[THE EXERCISE] Copy out every line that contains "this".

[LISTING]
## Begin
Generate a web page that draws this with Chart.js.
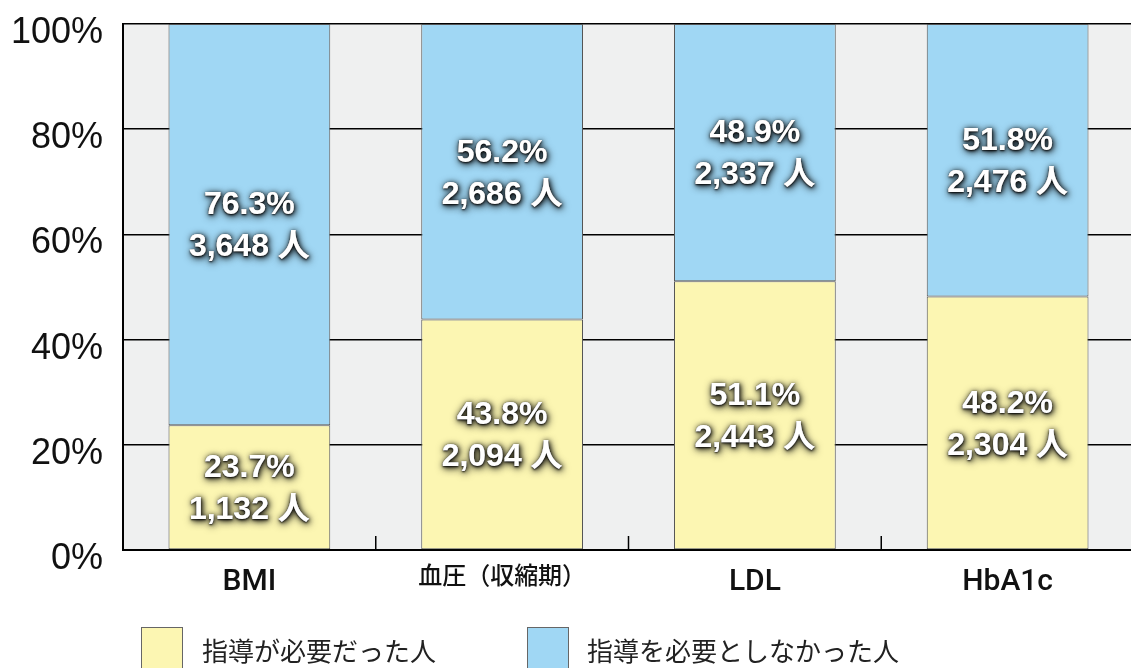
## End
## Begin
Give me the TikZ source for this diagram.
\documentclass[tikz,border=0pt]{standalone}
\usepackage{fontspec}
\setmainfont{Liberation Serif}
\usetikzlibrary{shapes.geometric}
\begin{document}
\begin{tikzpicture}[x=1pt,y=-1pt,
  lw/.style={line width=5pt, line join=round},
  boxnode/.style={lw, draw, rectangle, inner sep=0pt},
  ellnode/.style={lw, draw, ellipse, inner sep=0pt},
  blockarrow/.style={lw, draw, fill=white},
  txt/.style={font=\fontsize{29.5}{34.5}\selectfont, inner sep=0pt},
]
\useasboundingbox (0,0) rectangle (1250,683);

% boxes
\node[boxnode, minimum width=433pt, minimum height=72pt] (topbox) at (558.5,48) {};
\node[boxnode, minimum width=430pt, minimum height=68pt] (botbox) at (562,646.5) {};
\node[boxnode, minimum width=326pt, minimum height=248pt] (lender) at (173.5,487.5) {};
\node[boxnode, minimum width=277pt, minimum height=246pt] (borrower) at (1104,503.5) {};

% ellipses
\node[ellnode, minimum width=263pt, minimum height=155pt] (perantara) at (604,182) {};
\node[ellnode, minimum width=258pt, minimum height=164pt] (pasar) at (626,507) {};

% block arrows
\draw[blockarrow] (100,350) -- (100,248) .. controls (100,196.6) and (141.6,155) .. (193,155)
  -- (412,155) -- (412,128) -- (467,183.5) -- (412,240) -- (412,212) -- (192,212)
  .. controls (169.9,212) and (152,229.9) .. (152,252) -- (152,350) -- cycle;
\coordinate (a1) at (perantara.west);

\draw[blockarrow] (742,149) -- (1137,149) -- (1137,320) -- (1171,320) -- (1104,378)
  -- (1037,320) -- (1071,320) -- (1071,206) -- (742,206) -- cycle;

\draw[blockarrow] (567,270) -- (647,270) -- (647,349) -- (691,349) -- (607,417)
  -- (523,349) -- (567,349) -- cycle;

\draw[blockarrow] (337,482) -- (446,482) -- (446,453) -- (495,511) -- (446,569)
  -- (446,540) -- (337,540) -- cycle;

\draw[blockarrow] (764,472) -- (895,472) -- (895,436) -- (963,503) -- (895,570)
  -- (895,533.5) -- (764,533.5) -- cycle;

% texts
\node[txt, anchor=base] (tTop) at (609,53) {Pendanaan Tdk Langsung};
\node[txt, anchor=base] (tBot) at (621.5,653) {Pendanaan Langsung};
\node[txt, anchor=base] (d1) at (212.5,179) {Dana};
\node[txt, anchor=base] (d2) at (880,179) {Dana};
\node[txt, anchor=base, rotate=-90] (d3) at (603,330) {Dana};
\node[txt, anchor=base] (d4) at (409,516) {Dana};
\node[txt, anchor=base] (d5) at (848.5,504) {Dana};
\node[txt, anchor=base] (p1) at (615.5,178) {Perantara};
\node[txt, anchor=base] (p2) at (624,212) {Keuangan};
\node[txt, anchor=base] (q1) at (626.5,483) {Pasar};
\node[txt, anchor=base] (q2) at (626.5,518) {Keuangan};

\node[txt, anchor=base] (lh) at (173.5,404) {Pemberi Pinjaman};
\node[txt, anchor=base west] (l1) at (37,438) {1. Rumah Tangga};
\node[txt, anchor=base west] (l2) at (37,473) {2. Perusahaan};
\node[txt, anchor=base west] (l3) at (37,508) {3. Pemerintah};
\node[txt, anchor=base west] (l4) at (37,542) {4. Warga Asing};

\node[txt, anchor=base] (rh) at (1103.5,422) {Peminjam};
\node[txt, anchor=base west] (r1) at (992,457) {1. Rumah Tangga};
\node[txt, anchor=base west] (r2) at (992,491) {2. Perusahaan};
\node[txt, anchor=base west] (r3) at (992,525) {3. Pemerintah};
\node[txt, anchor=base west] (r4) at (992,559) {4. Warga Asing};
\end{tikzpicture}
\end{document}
## End
[RESULT]
Generate a web page that draws this with Chart.js.
Give me the TikZ source for this diagram.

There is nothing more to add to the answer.